Even those among us who knew Lacan have become readers. The problem is that a text may be read in such different ways. One of them in particular consists in considering Freud's and Lacan's discoveries as references with which the reader has a feeling he has always been familiar, readily considering his own the area they frame. The impression of " already known ", though not incompatible with the humouring - through a narcissic process - of the exquisite feeling of giddiness described by Freud in Das Unheimliche is a way of numbing what is opened up by the inconscious. Let us try and analyse the process involved.
Recognising symbols is one thing, reading is quite another. This distinction is familiar to all those who are close to children encountering difficulties in learning to read. Similarly, while reading the fundamental texts of psycho-analysis some people today seem to be content to identify references in which thus remaining unaware of the fact that the books written by Freud and Lacan were totally unprecedented.
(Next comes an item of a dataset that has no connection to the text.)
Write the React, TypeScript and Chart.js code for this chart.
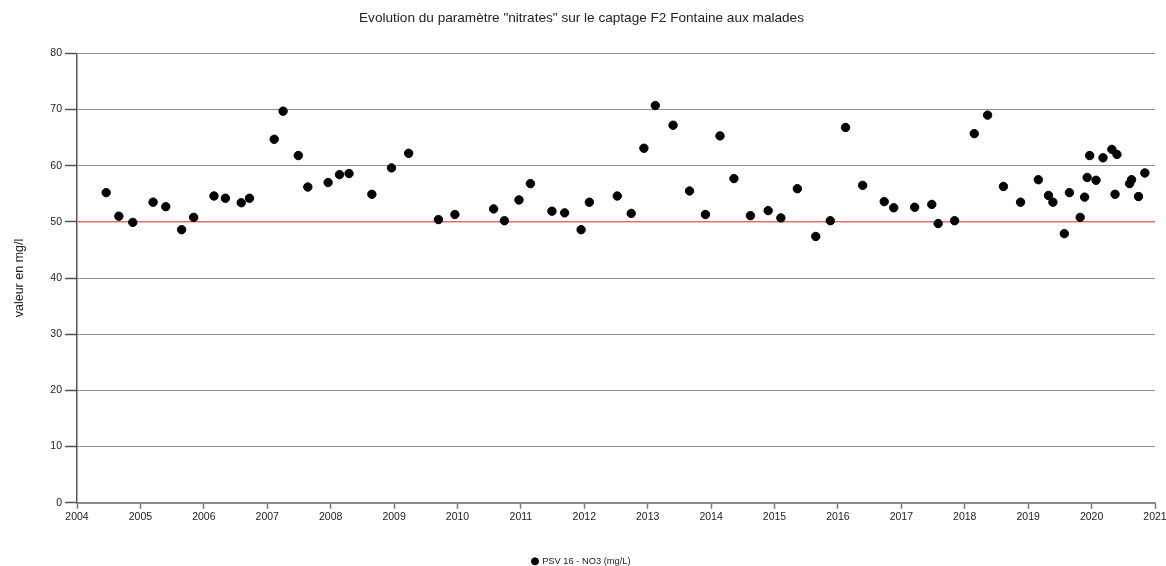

Freud himself entertained doubts when his disciples read his writings - in particular Die Traumdeutung - with excessive enthusiasm, or when mythology was over-interpreted. The numerous letters he wrote to his disciples make this point very clear.
Besides, they are indispensable to anyone who wishes to understand the points that checked the progress of Freud's elaborations ; and they also show how Freud's speculations were inextricably bound up with transference.
Therfore, when, by a refashioning of his theories, Freud swept away the basis of his disciples' speculations, his aim was - so I believe - their training. Freud showed that what man seeks is not necessarily the gratification of his desire, but the lowest possible tension - i.e.death - achieved through a repetitive process. His disciples ignored the concept of death drive, which is sometimes considered, even today, a flaw in Freud's reasoning. Lacan and M. Klein were the only psycho-analysts who took up the concept again - though each of them through specific reasonings. I have shown elsewhere that with Jenseits des Lustprinzip, written in 1920, Freud totally redefined the concept of unconscious.
An appraisal of the scientific implications of this redefinition may be the only way of assessing such Lacanian concepts as the Other and jouissance (enjoyment). Which means that Lacan's theories ought to be understood as stemming from both the points that checked the progress of Freud's elaborations and the difficulties he encountered in transmitting psycho-analysis.